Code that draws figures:
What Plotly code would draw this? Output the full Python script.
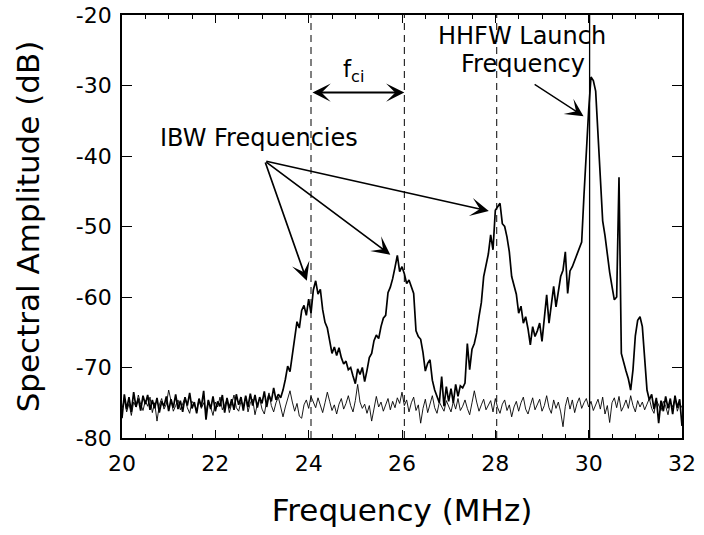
import plotly.graph_objects as go

# spectrum with IBW peaks (dB), sampled every 0.05 MHz from 20 to 32 MHz
main_db = [
    -77.2, -73.8, -75.9, -74.2, -76.3, -73.5, -75.6, -74.4, -76.1, -74.0, -75.2, -73.9, -76.0, -74.6, -75.8, -74.3, -76.4, -74.8, -75.5, -74.1,
    -76.2, -74.5, -75.7, -73.8, -75.9, -74.7, -76.3, -74.2, -75.4, -73.6, -75.8, -74.9, -76.5, -74.4, -75.6, -73.3, -77.4, -74.6, -75.9, -74.1,
    -76.2, -74.8, -75.5, -73.9, -76.4, -74.3, -75.8, -74.5, -76.0, -73.8, -75.3, -74.2, -76.1, -74.0, -75.6, -73.7, -75.4, -73.9, -75.7, -74.2,
    -75.1, -73.4, -75.6, -73.9, -74.8, -72.9, -74.6, -73.8, -74.3, -73.2, -71.7, -69.8, -70.6, -68.4, -65.8, -63.5, -64.4, -61.9, -61.2, -62.6,
    -60.3, -62.3, -59.0, -57.7, -59.6, -58.9, -61.8, -63.6, -64.4, -66.2, -68.0, -67.1, -68.3, -67.2, -68.6, -69.5, -69.1, -70.3, -70.0, -71.2,
    -72.3, -70.2, -71.0, -70.0, -72.0, -70.4, -68.6, -68.0, -66.2, -65.4, -65.9, -64.2, -63.0, -62.6, -59.4, -58.6, -57.4, -55.8, -54.1, -56.4,
    -55.7, -56.7, -58.1, -57.6, -58.7, -59.5, -64.8, -65.6, -66.0, -67.9, -70.5, -69.4, -68.9, -71.8, -73.2, -74.0, -75.0, -71.3, -75.5, -72.7,
    -74.8, -73.0, -75.0, -72.4, -74.1, -72.6, -72.9, -72.2, -66.6, -70.3, -67.4, -66.6, -65.1, -62.8, -60.8, -57.1, -55.6, -53.9, -51.2, -53.3,
    -47.7, -47.2, -46.7, -49.6, -50.0, -51.5, -53.6, -57.1, -58.4, -59.6, -62.3, -61.3, -63.7, -62.8, -64.5, -66.8, -64.2, -65.6, -64.8, -63.7,
    -66.3, -62.4, -59.7, -63.7, -60.8, -58.5, -61.4, -59.5, -57.1, -56.2, -53.6, -59.5, -56.3, -55.7, -54.8, -54.0, -52.8, -52.2, -45.5, -38.8,
    -33.5, -28.8, -29.3, -30.8, -36.5, -42.4, -49.2, -51.3, -54.3, -56.5, -58.5, -60.4, -60.0, -43.0, -68.0, -69.4, -70.5, -71.6, -73.2, -70.3,
    -65.5, -63.3, -62.8, -64.2, -69.5, -73.2, -74.6, -73.8, -75.9, -74.3, -77.9, -74.7, -76.2, -74.1, -75.8, -74.4, -76.6, -74.0, -75.7, -74.5,
    -78.3,
]

# background (no IBW) spectrum, same sampling
base_db = [
    -75.8, -74.6, -76.3, -75.1, -76.8, -74.9, -75.6, -73.9, -75.2, -76.1, -74.7, -75.5, -74.2, -76.4, -75.0, -77.6, -75.3, -74.4, -75.9, -75.2,
    -73.2, -74.9, -76.2, -75.4, -74.6, -76.0, -75.1, -74.3, -75.7, -76.5, -74.8, -75.3, -76.1, -74.5, -75.8, -75.0, -76.3, -74.7, -75.6, -76.8,
    -74.9, -75.6, -74.2, -76.0, -75.3, -74.6, -76.4, -75.1, -73.9, -75.7, -76.2, -74.8, -75.5, -74.1, -76.3, -75.0, -74.5, -76.7, -75.2, -74.4,
    -75.9, -76.6, -74.8, -73.6, -75.4, -76.3, -75.0, -74.2, -75.8, -77.0, -75.6, -74.5, -73.3, -74.9, -76.2, -75.1, -76.9, -77.2, -75.3, -74.6,
    -75.8, -74.1, -74.9, -75.7, -74.3, -75.5, -76.4, -75.0, -73.5, -74.8, -76.1, -75.3, -76.6, -75.2, -74.4, -75.9, -75.1, -74.0, -75.4, -76.3,
    -74.7, -72.4, -74.9, -75.8, -75.2, -76.5, -75.4, -77.6, -76.0, -74.1, -75.6, -74.9, -76.2, -75.3, -74.4, -76.0, -74.8, -75.7, -74.3, -75.1,
    -73.5, -75.4, -74.6, -76.3, -75.0, -74.2, -76.1, -75.3, -77.9, -75.8, -74.5, -76.4, -75.2, -74.0, -75.7, -76.5, -74.9, -75.6, -76.2, -74.7,
    -75.4, -76.3, -74.8, -75.9, -74.4, -76.1, -75.5, -74.6, -75.8, -76.7, -75.0, -73.3, -74.9, -76.2, -75.3, -74.5, -76.0, -75.4, -74.7, -76.3,
    -74.4, -75.7, -76.5, -75.2, -74.6, -76.1, -75.3, -77.0, -75.6, -74.8, -76.2, -75.0, -74.2, -75.9, -76.6, -75.4, -74.3, -76.0, -75.1, -74.5,
    -76.2, -75.4, -74.0, -75.7, -76.5, -74.6, -75.8, -74.9, -76.3, -78.4, -75.5, -74.2, -75.9, -74.6, -76.4, -75.1, -74.3, -75.8, -75.0, -74.4,
    -75.6, -74.8, -76.1, -75.3, -74.5, -75.9, -74.2, -76.6, -75.4, -77.8, -75.0, -74.3, -75.7, -74.1, -76.2, -75.5, -74.6, -75.8, -74.0, -75.4,
    -76.3, -74.7, -75.6, -74.9, -76.0, -75.2, -74.4, -75.8, -76.5, -74.6, -75.3, -76.1, -74.8, -75.5, -76.7, -74.9, -75.6, -74.3, -76.2, -75.1,
    -75.7,
]

freq = [round(20 + 0.05 * i, 2) for i in range(len(main_db))]

x_ticks = [20, 22, 24, 26, 28, 30, 32]
y_ticks = [-80, -70, -60, -50, -40, -30, -20]
y_ticktext = ["-80", "-70", "-60", "-50", "-40", "-30", "-20"]

ibw_lines = [24.05, 26.05, 28.03]   # dashed markers (MHz)
launch_freq = 30.02                 # HHFW launch (MHz)

# arrows: tips and the common tail point
ibw_tail = (23.06, -40.7)
ibw_tips = [(23.96, -57.7), (25.75, -54.0), (27.86, -47.8)]
hhfw_tail, hhfw_tip = (28.81, -29.7), (29.89, -34.35)
fci_y = -31.0

FONT = "DejaVu Sans"

fig = go.Figure()
fig.add_trace(go.Scatter(x=freq, y=base_db, mode="lines", line=dict(color="black", width=0.9), showlegend=False))
fig.add_trace(go.Scatter(x=freq, y=main_db, mode="lines", line=dict(color="black", width=1.7), showlegend=False))

for f in ibw_lines:
    fig.add_vline(x=f, line_dash="7px,5px", line_color="black", line_width=1)
fig.add_vline(x=launch_freq, line_color="black", line_width=1.3)

arrow = dict(showarrow=True, text="", axref="x", ayref="y", arrowcolor="black", arrowhead=3, standoff=0)
for tx, ty in ibw_tips:
    fig.add_annotation(x=tx, y=ty, ax=ibw_tail[0], ay=ibw_tail[1], arrowwidth=1.7, arrowsize=1.8, **arrow)
fig.add_annotation(x=hhfw_tip[0], y=hhfw_tip[1], ax=hhfw_tail[0], ay=hhfw_tail[1], arrowwidth=1.3, arrowsize=2.3, **arrow)
fig.add_annotation(x=ibw_lines[1], y=fci_y, ax=ibw_lines[0], ay=fci_y, arrowside="end+start", arrowwidth=1.9, arrowsize=1.6, **arrow)

txt = dict(showarrow=False, xanchor="center", yanchor="middle", font=dict(family=FONT, size=24, color="black"))
fig.add_annotation(x=22.94, y=-37.5, text="IBW Frequencies", **txt)
fig.add_annotation(x=28.58, y=-23.0, text="HHFW Launch", **txt)
fig.add_annotation(x=28.6, y=-26.9, text="Frequency", **txt)
fig.add_annotation(x=24.96, y=-28.0, text="f<sub>ci</sub>", showarrow=False, xanchor="center", yanchor="middle",
                   font=dict(family=FONT, size=23, color="black"))

axis = dict(showline=True, linecolor="black", linewidth=1.6, mirror="allticks", ticks="inside", tickcolor="black",
            showgrid=False, zeroline=False, automargin=False, tickfont=dict(family=FONT, size=22, color="black"))
fig.update_layout(
    width=704, height=535, paper_bgcolor="white", plot_bgcolor="white",
    margin=dict(l=122, r=22, t=15, b=97),
    font=dict(family=FONT, color="black"),
    xaxis=dict(axis, range=[20, 32], tickvals=x_ticks, ticklen=8, tickwidth=1.3, ticklabelstandoff=5,
               minor=dict(dtick=0.5, tick0=20, ticklen=4, ticks="inside", tickcolor="black", tickwidth=1),
               title=dict(text="Frequency (MHz)", font=dict(family=FONT, size=31), standoff=24)),
    yaxis=dict(axis, range=[-80, -20], tickvals=y_ticks, ticktext=y_ticktext, ticklen=10, tickwidth=1.3,
               ticklabelstandoff=4,
               title=dict(text="Spectral Amplitude (dB)", font=dict(family=FONT, size=31), standoff=27)),
)

# page body has a default 8px margin; drop it so the figure sits at the window origin
fig.write_html("out.html", config={"displayModeBar": False},
               post_script="document.body.style.margin='0';")
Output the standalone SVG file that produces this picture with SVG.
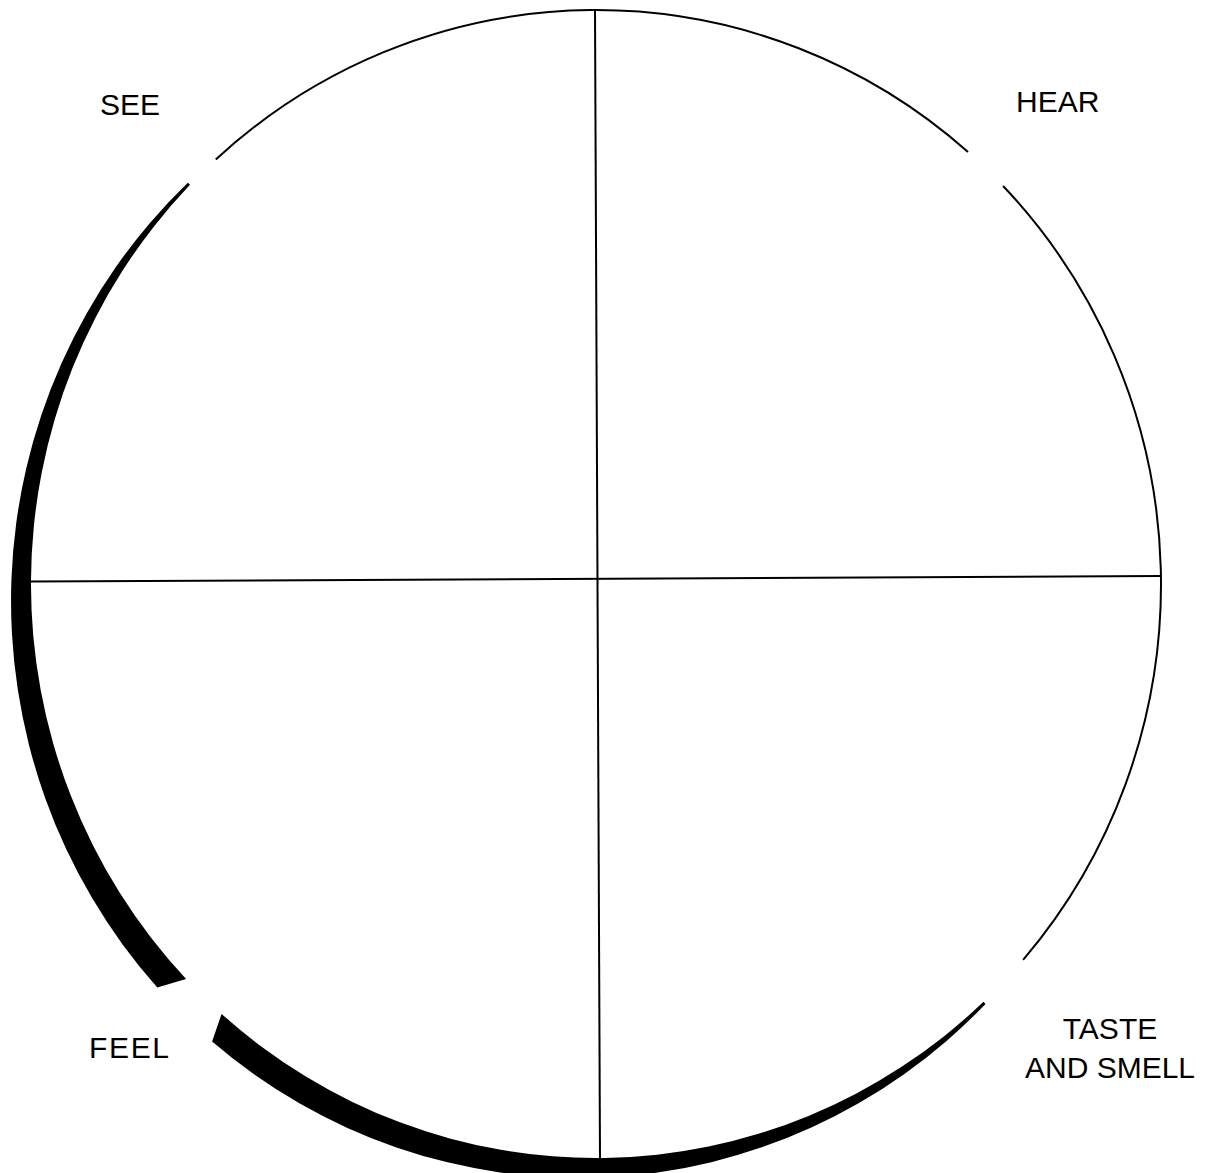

● **Exercise task**
Skip the pictures, please, and transcribe only the lines from the beginning of the material through the one that contains "import plotly.graph_objects as go".

● **Output for this exercise**
What Plotly code would draw this? Output the full Python script.
import plotly.graph_objects as go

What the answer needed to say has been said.